The Loser Lament of “Loophole Louie”
Aug 6th, 2008 | By Dan Pero | Category: Judicial Elections, State Battlegrounds, Tort Reform, Trial Lawyers, Wisconsin |
Print
Former Wisconsin Supreme Court Justice Louis B. Butler, Jr., remains Exhibit A in the drive to protect voters’ rights in state judicial elections.
After losing an election to the high court by a whopping two-to-one margin in 2000, Mr. Butler managed to finally secure a place for himself on the bench through an appointment by Gov. Jim Doyle. When it came time for Justice Butler to face the voters again this spring, the good people of Wisconsin again exercised their judgment and threw him off the court.
Now Mr.
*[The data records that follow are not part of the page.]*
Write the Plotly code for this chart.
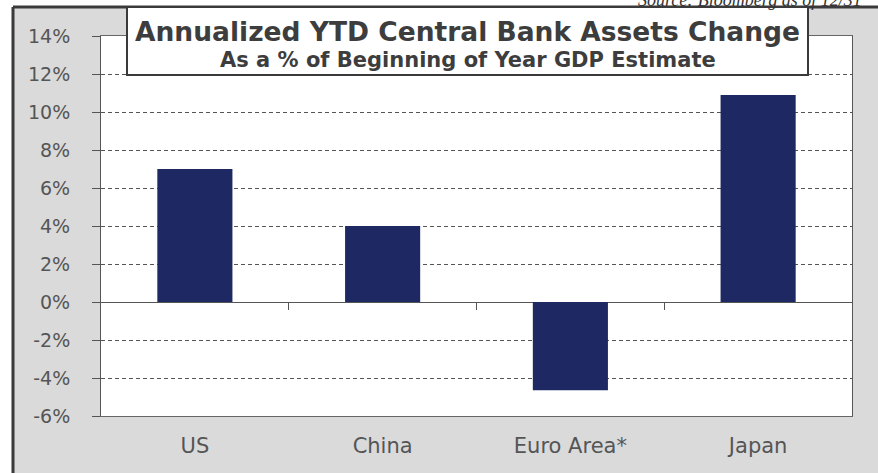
import plotly.graph_objects as go

categories = ["US", "China", "Euro Area*", "Japan"]
values = [7.0, 4.0, -4.65, 10.9]
y_ticks = [-6, -4, -2, 0, 2, 4, 6, 8, 10, 12, 14]
y_tick_labels = [f"{v}%" for v in y_ticks]
title_text = "Annualized YTD Central Bank Assets Change"
subtitle_text = "As a % of Beginning of Year GDP Estimate"
source_text = "Source: Bloomberg as of 12/31"

W, H = 878, 473
ML, MR, MT, MB = 101, 26, 36, 57
pw, ph = W - ML - MR, H - MT - MB

def px(x):
    return (x - ML) / pw

def py(y):
    return (H - MB - y) / ph

fig = go.Figure()
fig.add_trace(go.Bar(x=categories, y=values, marker=dict(color="#1E2862", line=dict(width=0)),
                     width=0.4, showlegend=False))
# invisible trace for the zero-line tick axis
fig.add_trace(go.Scatter(x=[None], y=[None], xaxis="x2", showlegend=False))

gray_txt = "#555555"
fig.update_layout(
    width=W, height=H,
    margin=dict(l=ML, r=MR, t=MT, b=MB),
    paper_bgcolor="#dadada",
    plot_bgcolor="white",
    font=dict(family="DejaVu Sans", color=gray_txt, size=19),
    xaxis=dict(type="category", categoryorder="array", categoryarray=categories,
               range=[-0.5, 3.5], showgrid=False, zeroline=False,
               showline=True, linecolor="#666666", linewidth=1, mirror=True,
               ticks="", ticklabelstandoff=11,
               tickfont=dict(size=21, color=gray_txt)),
    xaxis2=dict(overlaying="x", anchor="free", position=6 / 20, range=[-0.5, 3.5],
                tickvals=[0.5, 1.5, 2.5], ticks="outside", ticklen=7, tickcolor="#555555",
                tickwidth=1, showticklabels=False, showgrid=False, zeroline=False,
                showline=False, side="bottom"),
    yaxis=dict(range=[-6, 14], tickvals=y_ticks, ticktext=y_tick_labels,
               showgrid=True, gridcolor="#555555", gridwidth=1, griddash="4px,3px",
               zeroline=True, zerolinecolor="#555555", zerolinewidth=1,
               showline=True, linecolor="#555555", linewidth=1, mirror=True,
               ticks="outside", ticklen=8, tickcolor="#555555",
               ticklabelstandoff=18, tickfont=dict(size=19, color=gray_txt)),
    bargap=0.6,
    hovermode=False,
)

frame_x = px(13)
frame_y = py(7)
shapes = [
    # white area outside the outer frame
    dict(type="rect", xref="paper", yref="paper", x0=-1, x1=2, y0=frame_y, y1=2,
         fillcolor="white", line=dict(width=0), layer="below"),
    dict(type="rect", xref="paper", yref="paper", x0=-1, x1=frame_x, y0=-1, y1=2,
         fillcolor="white", line=dict(width=0), layer="below"),
    # outer frame lines
    dict(type="line", xref="paper", yref="paper", x0=frame_x, x1=2, y0=frame_y, y1=frame_y,
         line=dict(color="#3a3a3a", width=3), layer="above"),
    dict(type="line", xref="paper", yref="paper", x0=frame_x, x1=frame_x, y0=-1, y1=frame_y,
         line=dict(color="#3a3a3a", width=3), layer="above"),
    # title box
    dict(type="rect", xref="paper", yref="paper", x0=px(127), x1=px(808), y0=py(75), y1=frame_y,
         fillcolor="white", line=dict(color="#3a3a3a", width=2), layer="above"),
]
fig.update_layout(shapes=shapes)

fig.add_annotation(text=f"<b>{title_text}</b>", xref="paper", yref="paper",
                   x=px(467.5), y=py(31), xanchor="center", yanchor="middle", showarrow=False,
                   font=dict(family="DejaVu Sans", size=26.5, color="#3d3d3d"))
fig.add_annotation(text=f"<b>{subtitle_text}</b>", xref="paper", yref="paper",
                   x=px(467.5), y=py(60), xanchor="center", yanchor="middle", showarrow=False,
                   font=dict(family="DejaVu Sans", size=21, color="#3d3d3d"))
fig.add_annotation(text=f"<i>{source_text}</i>", xref="paper", yref="paper",
                   x=px(864), y=py(0), xanchor="right", yanchor="middle", showarrow=False,
                   font=dict(family="Liberation Serif", size=18, color="#333333"))

fig.write_html("out.html", config={"displayModeBar": False},
               post_script="document.body.style.margin='0';")
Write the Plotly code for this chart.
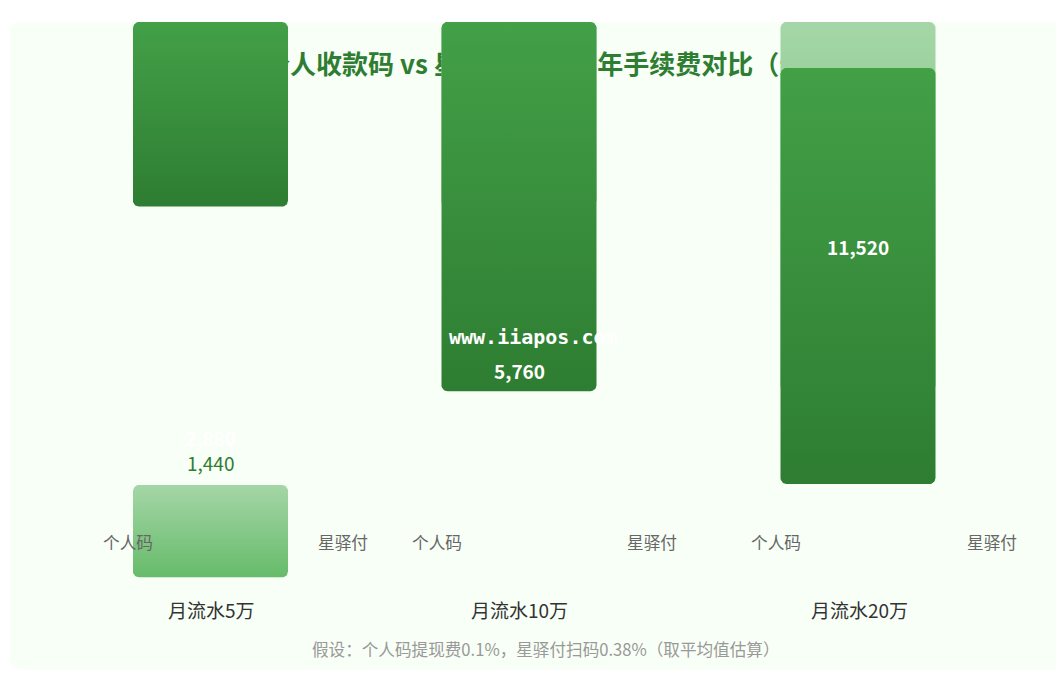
import numpy as np
import plotly.graph_objects as go

# ---------------- data ----------------
groups = ["月流水5万", "月流水10万", "月流水20万"]
series_names = ["个人码", "星驿付"]
personal_fee = [1440, 2880, 5760]      # 个人码 annual fee (yuan)
xyf_fee = [2880, 5760, 11520]          # 星驿付 annual fee (yuan)
title_text = "个人收款码 vs 星驿付POS机 年手续费对比（元）"
note_text = "假设：个人码提现费0.1%，星驿付扫码0.38%（取平均值估算）"
watermark_text = "www.iiapos.com"

# ---------------- layout constants (pixels, window coordinates) ----------------
W, H = 1064, 675
OFF = 8                         # page body margin
K = 0.0641                      # pixels per yuan on the bar axis
group_cx = [210.5, 519, 858]
bar_w = 155
light_top_px = [485, 22, 22]
dark_top_px = [22, 22, 68]
dark_cap_px = 416
series_label_x = [(128, 343), (437, 652), (776, 992)]
group_label_x = [211, 519, 859]

CJK = "Noto Sans CJK SC, Microsoft YaHei, sans-serif"
DARK_TOP, DARK_BOT = "#43a047", "#2e7d32"
LIGHT_TOP, LIGHT_BOT = "#a5d6a7", "#66bb6a"


def rrect(x0, x1, y0, y1, rx, ry, n=10):
    xs, ys = [], []
    corners = [(x1 - rx, y0 + ry, -90, 0), (x1 - rx, y1 - ry, 0, 90),
               (x0 + rx, y1 - ry, 90, 180), (x0 + rx, y0 + ry, 180, 270)]
    for cx, cy, a0, a1 in corners:
        t = np.radians(np.linspace(a0, a1, n))
        xs.extend(cx + rx * np.cos(t))
        ys.extend(cy + ry * np.sin(t))
    xs.append(xs[0]); ys.append(ys[0])
    return xs, ys


fig = go.Figure()

# title (drawn underneath the bars)
fig.add_trace(go.Scatter(
    x=[264], y=[67], mode="text", text=[title_text], textposition="middle right",
    textfont=dict(family=CJK, size=26, color="#2e7d32", weight="bold"),
    hoverinfo="skip", showlegend=False, xaxis="x", yaxis="y"))

# bars: 个人码 (light) first, then 星驿付 (dark) on top
cap_units = dark_cap_px / K
for vals, tops, ctop, cbot, cap in [
        (personal_fee, light_top_px, LIGHT_TOP, LIGHT_BOT, None),
        (xyf_fee, dark_top_px, DARK_TOP, DARK_BOT, cap_units)]:
    for i, v in enumerate(vals):
        h = v if cap is None else min(v, cap)
        top_u = tops[i] / K
        bot_u = top_u + h
        xs, ys = rrect(group_cx[i] - bar_w / 2, group_cx[i] + bar_w / 2,
                       top_u, bot_u, 6, 6 / K)
        fig.add_trace(go.Scatter(
            x=xs, y=ys, mode="lines", fill="toself", line=dict(width=0),
            fillgradient=dict(type="vertical", start=top_u, stop=bot_u,
                              colorscale=[[0, ctop], [1, cbot]]),
            hoverinfo="skip", showlegend=False, xaxis="x", yaxis="y2"))

ann = []
# value labels
ann.append(dict(x=group_cx[0], y=462, text=f"{personal_fee[0]:,}",
                font=dict(family=CJK, size=19, color="#2e7d32")))
ann.append(dict(x=group_cx[0], y=437, text=f"<b>{xyf_fee[0]:,}</b>",
                font=dict(family=CJK, size=19, color="#ffffff")))
ann.append(dict(x=group_cx[1], y=370, text=f"<b>{xyf_fee[1]:,}</b>",
                font=dict(family=CJK, size=19, color="#ffffff")))
ann.append(dict(x=group_cx[2], y=246, text=f"<b>{xyf_fee[2]:,}</b>",
                font=dict(family=CJK, size=19, color="#ffffff")))
# watermark
ann.append(dict(x=533, y=337, text=f"<b>{watermark_text}</b>",
                font=dict(family="DejaVu Sans Mono, monospace", size=20, color="#ffffff")))
# series labels
for i, (xa, xb) in enumerate(series_label_x):
    ann.append(dict(x=xa, y=542, text=series_names[0],
                    font=dict(family=CJK, size=16.7, color="#666666")))
    ann.append(dict(x=xb, y=542, text=series_names[1],
                    font=dict(family=CJK, size=16.7, color="#666666")))
# group labels
for i, g in enumerate(groups):
    ann.append(dict(x=group_label_x[i], y=609, text=g,
                    font=dict(family=CJK, size=19, color="#333333")))
# footnote
ann.append(dict(x=546, y=649, text=note_text,
                font=dict(family=CJK, size=16.6, color="#999999")))
for a in ann:
    a.update(xref="x", yref="y", showarrow=False, xanchor="center", yanchor="middle")

x0, x1, y0, y1, r = 10, 1100, 22, 670, 12
panel_path = (f"M {x0 + r},{y0} L {x1 - r},{y0} Q {x1},{y0} {x1},{y0 + r} "
              f"L {x1},{y1 - r} Q {x1},{y1} {x1 - r},{y1} L {x0 + r},{y1} "
              f"Q {x0},{y1} {x0},{y1 - r} L {x0},{y0 + r} Q {x0},{y0} {x0 + r},{y0} Z")

fig.update_layout(
    width=W - OFF, height=H - OFF, margin=dict(l=0, r=0, t=0, b=0, pad=0),
    paper_bgcolor="#ffffff", plot_bgcolor="rgba(0,0,0,0)",
    showlegend=False, hovermode=False,
    xaxis=dict(range=[OFF, W], visible=False, fixedrange=True),
    yaxis=dict(range=[H, OFF], visible=False, fixedrange=True),
    yaxis2=dict(range=[H / K, OFF / K], visible=False, fixedrange=True, overlaying="y"),
    shapes=[dict(type="path", path=panel_path, xref="x", yref="y", layer="below",
                 fillcolor="#f8fff6", line=dict(width=0))],
    annotations=ann,
)

fig.write_html("out.html", config={"displayModeBar": False})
Butler is portraying himself as a martyr for consumer rights. In a revealing piece in the Wisconsin Law Journal, Citizen Butler says the election sent a message to judges: “Do not vote against business interests.”
He went on to opine: “A powerful special interest group, WMC (Wisconsin Manufacturers & Commerce), decided that I had to go. Because I sometimes rule in favor of consumers, that was unacceptable.” Actually, it was because he ruled in favor of trial lawyers—all the time! – that voters threw him out.
Put aside the question of whether Wisconsin’s business community—its managers, workers, and pensioners—are truly a “special-interest,” or simply the backbone of Wisconsin life and economy. The reason Mr. Butler had to go was that he arrogated to himself breathtaking legislative power that broke with precedent.
- After the Wisconsin legislature passed a statutory cap on non-economic damages in medical-malpractice cases, then-Justice Butler and his activist colleagues decided in Ferdon v. Wisconsin Patients Compensation Fund that the measure was unconstitutional. In a 4 to 3 majority, the Butler majority contended that the legislature’s reasoning was wrong.
- The same Butler majority transferred the burden of proof in lead-paint cases from plaintiffs to defendants in Thomas v. Mallett. The dissent complained that defendants “can be held liable for a product they may or may not have produced, which may or may not have caused the plaintiff’s injuries, based on conducted that may have occurred over 100 years ago…”
The first case is an example of a court fully supplanting a democratically elected legislature. The second case is an example of a court cravenly serving its trial bar supporters.
Thanks to the voters, Mr. Butler is free to be the activist he wants to be—as a private citizen!